Although he had a Reserve commission in the Army Signal Corps, he entered active military service in October 1939 as a flying cadet and was commissioned a second lieutenant in the Air Corps Reserve in June 1940. He served as a flight instructor at Randolph Field, Texas, until assigned as squadron commander at Moore Field, Texas, in 1942. He was commissioned as a second lieutenant in the Regular Army in 1942.

General Graham was in the cadre that organized the 357th Fighter Group at Hamilton Field, Calif., in 1943. He served as the group operations officer, executive officer and, while in the European Theater of Operations, was given command of this same group early in 1944.

Immediately after World War II, he served a four-year period (1946-1950) in the Aircraft Procurement and Production Section of the Air Materiel Command at Wright-Patterson Air Force Base, Ohio. During this period, he served as chief of each of the four branches and eventually as section chief responsible for procurement and production of all types of aircraft.

Upon his graduation from the Harvard Graduate School of Business Administration in 1952, General Graham was assigned to the Office of the Assistant for Materiel Program Control, Deputy Chief of Staff for Materiel, Headquarters U.S. Air Force, and served as deputy chief and then chief of the Current Program Team and as chief of the Fiscal Control Division. From 1953 to 1955, he served as executive officer to the undersecretary of the Air Force and then for the assistant secretary of the Air Force for Materiel.

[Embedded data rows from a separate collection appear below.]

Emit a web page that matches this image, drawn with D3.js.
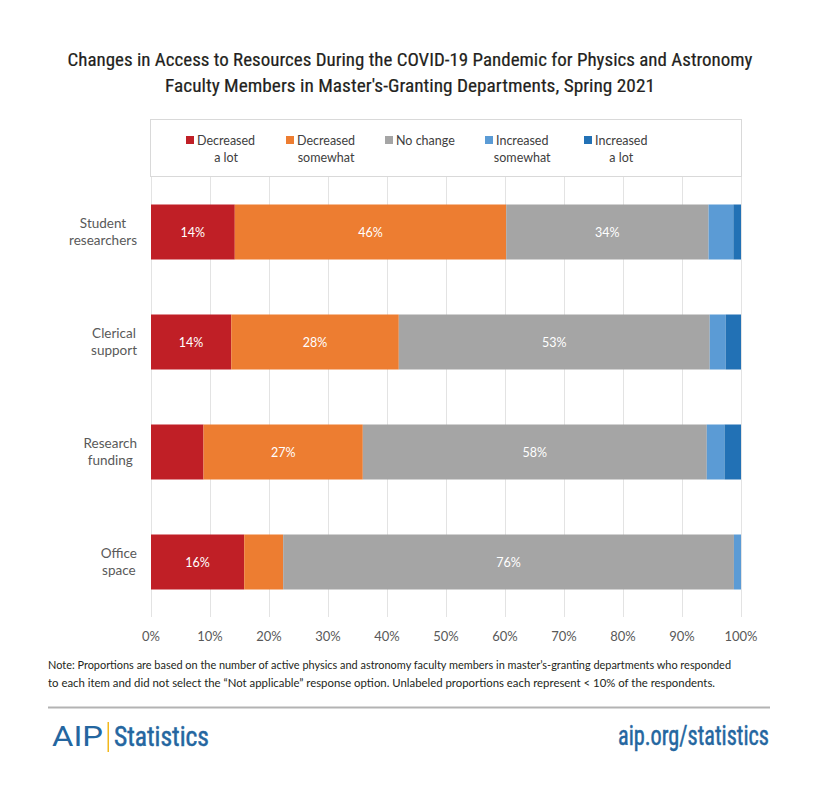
<!DOCTYPE html>
<html>
<head>
<meta charset="utf-8">
<script src="https://cdn.jsdelivr.net/npm/d3@7"></script>
<style>
  html, body { margin: 0; padding: 0; background: #fff; }
  svg { display: block; }
</style>
</head>
<body>
<svg id="chart" width="820" height="787"></svg>
<script>
// ---- data ----
const categories = [["Student", "researchers"], ["Clerical", "support"], ["Research", "funding"], ["Office", "space"]];
const seriesNames = [["Decreased", "a lot"], ["Decreased", "somewhat"], ["No change"], ["Increased", "somewhat"], ["Increased", "a lot"]];
const seriesColors = ["#C01F26", "#ED7D31", "#A5A5A5", "#5B9BD5", "#2271B5"];
const decreasedALot     = [14.2, 13.6, 8.9, 15.8];
const decreasedSomewhat = [46.0, 28.4, 27.0, 6.6];
const noChange          = [34.3, 52.7, 58.3, 76.4];
const increasedSomewhat = [4.2, 2.7, 3.0, 1.2];
const increasedALot     = [1.3, 2.6, 2.8, 0.0];
const tickValues = [0, 10, 20, 30, 40, 50, 60, 70, 80, 90, 100];

const seriesValues = [decreasedALot, decreasedSomewhat, noChange, increasedSomewhat, increasedALot];

const svg = d3.select("#chart");
const font = "Lato, 'Open Sans', sans-serif";
const condensed = "'Liberation Sans Narrow', 'Roboto Condensed', Roboto, sans-serif";

// title
const titleLines = [
  "Changes in Access to Resources During the COVID-19 Pandemic for Physics and Astronomy",
  "Faculty Members in Master's-Granting Departments, Spring 2021"
];
const titleWidths = [685, 490];
svg.selectAll("text.title").data(titleLines).join("text")
  .attr("class", "title")
  .attr("x", 410).attr("y", (d, i) => 66 + i * 26)
  .attr("text-anchor", "middle")
  .attr("font-family", condensed).attr("font-size", 19)
  .attr("fill", "#231f20").attr("stroke", "#231f20").attr("stroke-width", 0.2)
  .attr("textLength", (d, i) => titleWidths[i]).attr("lengthAdjust", "spacingAndGlyphs")
  .text(d => d);

// scales
const x = d3.scaleLinear().domain([0, 100]).range([151, 741]);
const y = d3.scaleBand().domain(d3.range(categories.length)).range([177, 617]).paddingInner(0.5).paddingOuter(0.25);

// legend box
svg.append("rect").attr("x", 150.5).attr("y", 119.5).attr("width", 591).attr("height", 57)
  .attr("fill", "#fff").attr("stroke", "#d9d9d9").attr("stroke-width", 1);

// gridlines
svg.append("g").selectAll("line").data(tickValues).join("line")
  .attr("x1", d => Math.round(x(d)) + 0.5).attr("x2", d => Math.round(x(d)) + 0.5)
  .attr("y1", 177).attr("y2", 617)
  .attr("stroke", "#e3e3e3").attr("stroke-width", 1);

// stacked bars
const stackData = categories.map((c, i) => {
  const o = { idx: i };
  seriesValues.forEach((s, k) => o["s" + k] = s[i]);
  return o;
});
const stack = d3.stack().keys(seriesValues.map((s, k) => "s" + k));
const stacked = stack(stackData);

const layers = svg.append("g").selectAll("g").data(stacked).join("g")
  .attr("fill", (d, k) => seriesColors[k]);
layers.selectAll("rect").data(d => d).join("rect")
  .attr("x", d => x(d[0]))
  .attr("y", d => y(d.data.idx))
  .attr("width", d => Math.max(0, x(d[1]) - x(d[0])))
  .attr("height", y.bandwidth());

// bar labels (only >= 10%)
layers.selectAll("text").data(d => d).join("text")
  .filter(d => (d[1] - d[0]) >= 10)
  .attr("x", d => (x(d[0]) + x(d[1])) / 2)
  .attr("y", d => y(d.data.idx) + y.bandwidth() / 2 + 4.5)
  .attr("text-anchor", "middle")
  .attr("font-family", font).attr("font-size", 12.5)
  .attr("fill", "#fff")
  .text(d => Math.round(d[1] - d[0]) + "%");

// x axis labels
svg.append("g").selectAll("text").data(tickValues).join("text")
  .attr("x", d => x(d)).attr("y", 641)
  .attr("text-anchor", "middle")
  .attr("font-family", font).attr("font-size", 13)
  .attr("fill", "#595959")
  .text(d => d + "%");

// category labels (centered lines, block right-aligned at 137)
categories.forEach((lines, i) => {
  const g = svg.append("g");
  const cy = y(i) + y.bandwidth() / 2;
  const texts = g.selectAll("text").data(lines).join("text")
    .attr("y", (d, j) => cy + (j - (lines.length - 1) / 2) * 17 + 4)
    .attr("text-anchor", "middle")
    .attr("font-family", font).attr("font-size", 13.5)
    .attr("fill", "#595959")
    .text(d => d);
  let maxW = 0;
  texts.each(function () { maxW = Math.max(maxW, this.getComputedTextLength()); });
  texts.attr("x", 137 - maxW / 2);
});

// legend items
const legendX = [186, 286, 385, 485, 584];
seriesNames.forEach((lines, k) => {
  const g = svg.append("g");
  g.append("rect").attr("x", legendX[k]).attr("y", 136).attr("width", 8).attr("height", 8)
    .attr("fill", seriesColors[k]);
  const first = g.append("text").attr("x", legendX[k] + 11).attr("y", 145)
    .attr("font-family", font).attr("font-size", 12.5).attr("fill", "#404040").text(lines[0]);
  if (lines.length > 1) {
    const w = first.node().getComputedTextLength();
    g.append("text").attr("x", legendX[k] + 11 + w / 2).attr("y", 162)
      .attr("text-anchor", "middle")
      .attr("font-family", font).attr("font-size", 12.5).attr("fill", "#404040").text(lines[1]);
  }
});

// note
const noteLines = [
  "Note: Proportions are based on the number of active physics and astronomy faculty members in master\u2019s-granting departments who responded",
  "to each item and did not select the \u201CNot applicable\u201D response option. Unlabeled proportions each represent < 10% of the respondents."
];
const noteWidths = [683, 667];
svg.selectAll("text.note").data(noteLines).join("text")
  .attr("class", "note")
  .attr("x", 48).attr("y", (d, i) => 669 + i * 18)
  .attr("font-family", font).attr("font-size", 11)
  .attr("fill", "#231f20")
  .attr("textLength", (d, i) => noteWidths[i]).attr("lengthAdjust", "spacingAndGlyphs")
  .text(d => d);

// rule
svg.append("line").attr("x1", 48).attr("x2", 770).attr("y1", 707.5).attr("y2", 707.5)
  .attr("stroke", "#b3b3b3").attr("stroke-width", 2);

// footer logo
const blue = "#2466A0";
svg.append("text").attr("x", 52).attr("y", 746)
  .attr("font-family", "Roboto, sans-serif").attr("font-size", 28).attr("font-weight", 400)
  .attr("fill", blue).attr("textLength", 51).attr("lengthAdjust", "spacingAndGlyphs").text("AIP");
svg.append("rect").attr("x", 107.5).attr("y", 722).attr("width", 1.5).attr("height", 30).attr("fill", "#F2B81C");
svg.append("text").attr("x", 114).attr("y", 746)
  .attr("font-family", condensed).attr("font-size", 27)
  .attr("fill", blue).attr("stroke", blue).attr("stroke-width", 0.5)
  .attr("textLength", 95).attr("lengthAdjust", "spacingAndGlyphs").text("Statistics");
svg.append("text").attr("x", 769).attr("y", 745)
  .attr("text-anchor", "end")
  .attr("font-family", condensed).attr("font-size", 27)
  .attr("fill", blue).attr("stroke", blue).attr("stroke-width", 0.5)
  .attr("textLength", 151).attr("lengthAdjust", "spacingAndGlyphs").text("aip.org/statistics");
</script>
</body>
</html>
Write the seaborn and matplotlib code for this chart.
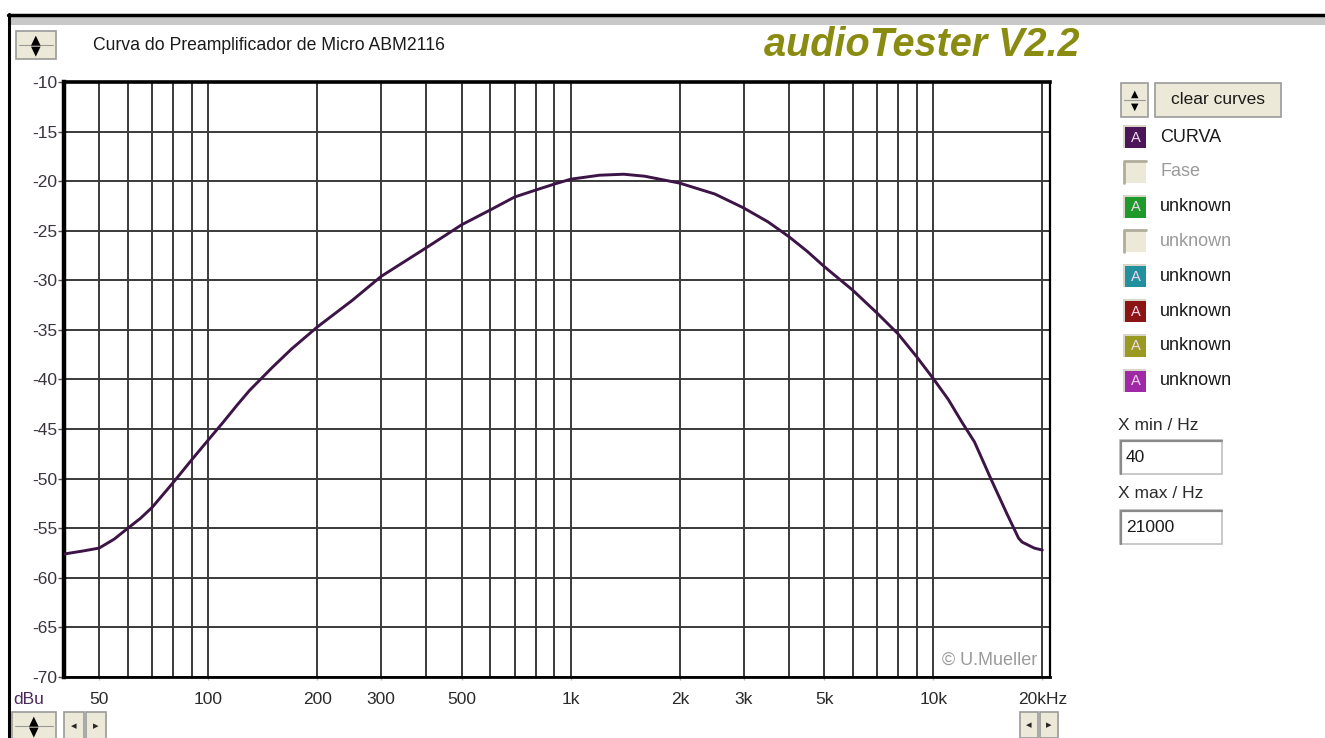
import matplotlib
matplotlib.use("Agg")
import matplotlib.pyplot as plt
import seaborn as sns
import pandas as pd
from matplotlib.patches import Rectangle
from matplotlib.lines import Line2D
from matplotlib.ticker import FixedLocator, NullFormatter

# ---------------- data ----------------
freq_hz = [40, 45, 50, 55, 60, 65, 70, 80, 90, 100, 110, 120, 130, 150, 170,
           200, 250, 300, 400, 500, 600, 700, 800, 900, 1000, 1200, 1400, 1600,
           2000, 2500, 3000, 3500, 4000, 4500, 5000, 6000, 7000, 8000, 9000,
           10000, 11000, 12000, 13000, 14500, 16000, 17200, 17600, 19000, 20000]
level_dbu = [-57.6, -57.3, -57.0, -56.1, -55.0, -54.0, -52.9, -50.4, -48.1,
             -46.1, -44.3, -42.6, -41.1, -38.8, -36.9, -34.7, -32.0, -29.6,
             -26.7, -24.4, -22.9, -21.6, -20.9, -20.3, -19.8, -19.4, -19.3,
             -19.5, -20.2, -21.3, -22.7, -24.1, -25.6, -27.1, -28.6, -31.0,
             -33.3, -35.4, -37.7, -39.9, -42.0, -44.3, -46.3, -50.2, -53.6,
             -56.0, -56.4, -57.0, -57.2]

x_major = [50, 100, 200, 300, 500, 1000, 2000, 3000, 5000, 10000, 20000]
x_major_labels = ["50", "100", "200", "300", "500", "1k", "2k", "3k", "5k", "10k", "20kHz"]
x_minor = [60, 70, 80, 90, 400, 600, 700, 800, 900, 4000, 6000, 7000, 8000, 9000]
y_ticks = [-10, -15, -20, -25, -30, -35, -40, -45, -50, -55, -60, -65, -70]
y_tick_labels = ["-10", "-15", "-20", "-25", "-30", "-35", "-40", "-45", "-50",
                 "-55", "-60", "-65", "-70"]
x_limits = (40, 21000)
y_limits = (-70, -10)

chart_title = "Curva do Preamplificador de Micro ABM2116"
brand = "audioTester V2.2"
legend_names = ["CURVA", "Fase", "unknown", "unknown", "unknown", "unknown", "unknown", "unknown"]
legend_colors = ["#4a1658", None, "#1f9a2a", None, "#23909e", "#8c1414", "#9a9a22", "#a02aa6"]

df = pd.DataFrame({"freq": freq_hz, "level": level_dbu})

# ---------------- figure ----------------
sns.set_style("white")
plt.rcParams["font.family"] = ["Liberation Sans", "DejaVu Sans"]

W, H = 1325, 738
fig = plt.figure(figsize=(W / 100, H / 100), dpi=100)
fig.patch.set_facecolor("white")

# background overlay in pixel coordinates for window decorations
bg = fig.add_axes([0, 0, 1, 1], zorder=0)
bg.set_xlim(0, W)
bg.set_ylim(H, 0)
bg.axis("off")

BTN = "#ece9d8"
EDGE = "#9a9a9a"

# window frame
bg.add_patch(Rectangle((9, 16), W, 9, facecolor="#c8c8c8", edgecolor="none"))
bg.add_line(Line2D([8, W], [14.5, 14.5], color="black", lw=2.5))
bg.add_line(Line2D([9, 9], [14, H], color="black", lw=2.2))


def button(x, y, w, h):
    bg.add_patch(Rectangle((x, y), w, h, facecolor=BTN, edgecolor=EDGE, lw=1.2))


def spinner(x, y, w, h, small=False):
    button(x, y, w, h)
    fs = 7 if small else 9
    bg.text(x + w / 2, y + h * 0.32, "\u25b2", ha="center", va="center", fontsize=fs,
            color="black", family="DejaVu Sans")
    bg.text(x + w / 2, y + h * 0.70, "\u25bc", ha="center", va="center", fontsize=fs,
            color="black", family="DejaVu Sans")
    bg.add_line(Line2D([x + 3, x + w - 3], [y + h / 2, y + h / 2], color=EDGE, lw=0.8))


# top-left spinner + title
spinner(16, 31, 40, 28)
bg.text(93, 45, chart_title, ha="left", va="center", fontsize=12.7, color="#1a1a1a")
bg.text(764, 45, brand, ha="left", va="center", fontsize=28.5, color="#8a8c12",
        fontweight="bold", fontstyle="italic")

# right panel
spinner(1121, 83, 27, 34, small=True)
button(1155, 83, 126, 34)
bg.text(1218, 100, "clear curves", ha="center", va="center", fontsize=12.5, color="#1a1a1a")

row0 = 137
for i, (name, col) in enumerate(zip(legend_names, legend_colors)):
    yc = row0 + i * 34.8
    if col is None:
        bg.add_patch(Rectangle((1124, yc - 11), 22, 22, facecolor=BTN, edgecolor="none"))
        bg.add_line(Line2D([1124, 1124, 1146], [yc + 11, yc - 11, yc - 11], color="#b0ad9c", lw=2))
        bg.text(1160, yc, name, ha="left", va="center", fontsize=13, color="#9a9a9a")
    else:
        bg.add_patch(Rectangle((1123, yc - 12), 23, 23, facecolor="#d8d6c8", edgecolor="none"))
        bg.add_patch(Rectangle((1125, yc - 10), 21, 21, facecolor=col, edgecolor="none"))
        bg.text(1135.5, yc + 0.5, "A", ha="center", va="center", fontsize=10.5, color="#f0d8f0")
        bg.text(1160, yc, name, ha="left", va="center", fontsize=13, color="#1a1a1a")

bg.text(1118, 425, "X min / Hz", ha="left", va="center", fontsize=12.5, color="#2a2a2a")
bg.add_patch(Rectangle((1120, 440), 102, 34, facecolor="white", edgecolor="#c0c0c0", lw=1.2))
bg.add_line(Line2D([1121, 1121, 1222], [474, 441, 441], color="#8a8a8a", lw=1.6))
bg.text(1126, 458, "40", ha="left", va="center", fontsize=12.5, color="#1a1a1a")
bg.text(1118, 494, "X max / Hz", ha="left", va="center", fontsize=12.5, color="#2a2a2a")
bg.add_patch(Rectangle((1120, 510), 102, 34, facecolor="white", edgecolor="#c0c0c0", lw=1.2))
bg.add_line(Line2D([1121, 1121, 1222], [544, 511, 511], color="#8a8a8a", lw=1.6))
bg.text(1126, 528, "21000", ha="left", va="center", fontsize=12.5, color="#1a1a1a")

# bottom buttons
spinner(12, 712, 44, 28)
button(64, 712, 20, 28)
button(86, 712, 20, 28)
bg.text(74, 726, "\u25c2", ha="center", va="center", fontsize=8, family="DejaVu Sans")
bg.text(96, 726, "\u25b8", ha="center", va="center", fontsize=8, family="DejaVu Sans")
button(1020, 712, 18, 26)
button(1040, 712, 18, 26)
bg.text(1029, 725, "\u25c2", ha="center", va="center", fontsize=8, family="DejaVu Sans")
bg.text(1049, 725, "\u25b8", ha="center", va="center", fontsize=8, family="DejaVu Sans")

bg.text(13, 700, "dBu", ha="left", va="center", fontsize=12.5, color="#4a2a5a")

# ---------------- main plot ----------------
L, R, T, B = 64, 1050, 82, 677
ax = fig.add_axes([L / W, 1 - B / H, (R - L) / W, (B - T) / H], zorder=2)
ax.set_facecolor("white")
ax.set_xscale("log")
ax.set_xlim(*x_limits)
ax.set_ylim(*y_limits)

ax.xaxis.set_major_locator(FixedLocator(x_major))
ax.xaxis.set_minor_locator(FixedLocator(x_minor))
ax.set_xticklabels(x_major_labels)
ax.xaxis.set_minor_formatter(NullFormatter())
ax.set_yticks(y_ticks)
ax.set_yticklabels(y_tick_labels)

ax.grid(True, which="both", axis="x", color="#3a3a3a", lw=1.4)
ax.grid(True, which="major", axis="y", color="#3a3a3a", lw=1.4)
ax.set_axisbelow(True)

sns.lineplot(data=df, x="freq", y="level", ax=ax, color="#3c1446", lw=2.1,
             estimator=None, sort=False, zorder=5)
ax.set_xlabel("")
ax.set_ylabel("")

ax.tick_params(axis="y", which="major", direction="out", length=4, width=1,
               color="#555555", labelsize=12.5, labelcolor="#3a3340", pad=1, left=True)
ax.tick_params(axis="x", which="major", direction="out", length=2, width=1,
               color="#bbbbbb", labelsize=12.5, labelcolor="#2a2a2a", pad=9, bottom=True)
ax.tick_params(axis="x", which="minor", length=0)

for side, lw in (("left", 3.2), ("top", 2.6), ("bottom", 2.0), ("right", 1.6)):
    ax.spines[side].set_visible(True)
    ax.spines[side].set_color("black")
    ax.spines[side].set_linewidth(lw)

ax.text(942, 660, "\u00a9 U.Mueller", transform=bg.transData, ha="left", va="center",
        fontsize=13, color="#9a9a9a", zorder=6)

fig.savefig("out.png", dpi=100, facecolor="white")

In 1955 he was assigned to Elmendorf Air Force Base, Alaska, as deputy commander of the 10th Air Division charged with the air defense of the southern portion of Alaska. In Phase III of the 1956 Fighter Weapons Meet, he succeeded in winning high individual scoring honors, as well as the high team captain award.

He entered the Air War College in 1958 and after graduation was assigned to the Aeronautical Systems Center as director of Tactical and Support Systems, Air Materiel Command (now Air Force Logistics Command), Wright-Patterson Air Force Base, Ohio.

In July 1960 General Graham was selected to be the initial commander of the Central Contract Management Region, Wright-Patterson Air Force Base, Ohio, which was under the Air Materiel Command and provided field management for U.S. Air Force contracts and other agency-assigned contracts within the central third of the United States. In July 1962 he was assigned as deputy chief of staff for materiel, Military Air Transport Service (now Military Airlift Command), Scott Air Force Base, Ill. In addition to his normal duties, he was responsible for the procurement of all long-range airlift.

General Graham assumed command of the Twenty-First Air Force (formerly Eastern Transport Air Force) in June 1965. He became deputy chief of staff, maintenance engineering, Air Force Logistics Command, Wright-Patterson Air Force Base, Ohio, in August 1967.

In August 1969, General Graham was assigned as assistant deputy chief of staff, systems and logistics, Headquarters U.S. Air Force, Washington, D.C.

His military decorations include the Silver Star, Legion of Merit with oak leaf cluster, Distinguished Flying Cross with oak leaf cluster, Air Medal with three oak leaf clusters, Air Force Commendation Medal and Croix de Guerre with Palm (France).